With Uttar Pradesh officials suggesting that fake videos were circulated to incite and stoke communal tension in the run-up to the violence in Muzaffarnagar, Union Minister for Information and Broadcasting Manish Tewari on Monday said new media presented scope for misuse and “the law [IT Act] was on a learning curve.”
Recalling a similar flare-up last year when messages on social media triggered a mass exodus of people to the north-east from southern cities, Mr. Tewari said, “I have often said that never before have so many people from so many places had so much power at their fingertips. This is the largest ungoverned space on earth.”

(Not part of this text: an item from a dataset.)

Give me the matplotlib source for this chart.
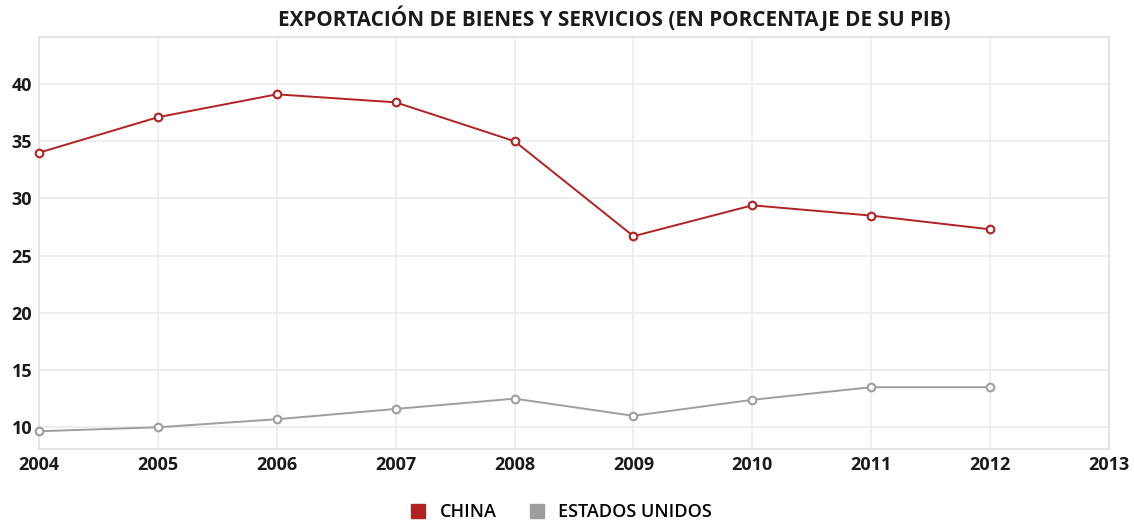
import matplotlib
matplotlib.use('Agg')
import matplotlib.pyplot as plt
from matplotlib.lines import Line2D

# Data
years = [2004, 2005, 2006, 2007, 2008, 2009, 2010, 2011, 2012]
china = [34.0, 37.1, 39.1, 38.4, 35.0, 26.7, 29.4, 28.5, 27.3]
usa = [9.65, 10.0, 10.7, 11.6, 12.5, 11.0, 12.4, 13.5, 13.5]
series_names = ["CHINA", "ESTADOS UNIDOS"]
series_colors = ["#b22222", "#9e9e9e"]
x_ticks = list(range(2004, 2014))
y_ticks = [10, 15, 20, 25, 30, 35, 40]

plt.rcParams['font.family'] = ['Open Sans', 'DejaVu Sans']

fig = plt.figure(figsize=(11.34, 5.23), dpi=100)
ax = fig.add_axes([0.0344, 0.1415, 0.9436, 0.7875])

for vals, col in zip([china, usa], series_colors):
    ax.plot(years, vals, color=col, lw=1.4, marker='o', ms=5.5,
            mfc='white', mec=col, mew=1.5, zorder=3, clip_on=False)

ax.set_xlim(2004, 2013)
ax.set_ylim(8.1, 44.1)
ax.set_xticks(x_ticks)
ax.set_yticks(y_ticks)
ax.grid(True, color='#ebebeb', lw=1.2)
ax.set_axisbelow(True)
for s in ax.spines.values():
    s.set_color('#e0e0e0')
    s.set_linewidth(1.2)
ax.tick_params(length=0, labelsize=13, colors='#1a1a1a', pad=5)
for lab in ax.get_xticklabels() + ax.get_yticklabels():
    lab.set_fontweight('bold')

fig.text(0.5414, 0.966, "EXPORTACIÓN DE BIENES Y SERVICIOS (EN PORCENTAJE DE SU PIB)",
         ha='center', va='center', fontsize=14.9, fontweight='bold', color='#1a1a1a')

handles = [Line2D([], [], ls='none', marker='s', ms=10.5, mfc=c, mec=c) for c in series_colors]
fig.legend(handles, series_names, loc='center', bbox_to_anchor=(0.4905, 0.021),
           ncol=2, frameon=False, handletextpad=0.2, columnspacing=1.2,
           borderaxespad=0, prop={'weight': 'semibold', 'size': 13})

fig.savefig("out.png", dpi=100)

Prime Minister Manmohan Singh too had raised the issue of “responsibility for social harmony and public order,” speaking at the inauguration of the National Media Centre in the capital two weeks ago: “I emphasise this particularly in the light of the social media revolution, which is rendering irrelevant the lines between a connected citizen and a professional journalist.” Dr. Singh had added that a “mature and wise” handling was necessary in order to avoid the “tragedy” of last year, when many became “victims of an online propaganda campaign and were driven across the country to their home States.”
Asked if the incident in UP necessitated further regulation, Mr. Tewari said: “There is already an IT Act administered by the Ministry of Communications and Information Technology. If something has law and order implications, some steps become necessary which do not impinge on fundamental freedom of speech and expression but fall within reasonable restrictions.”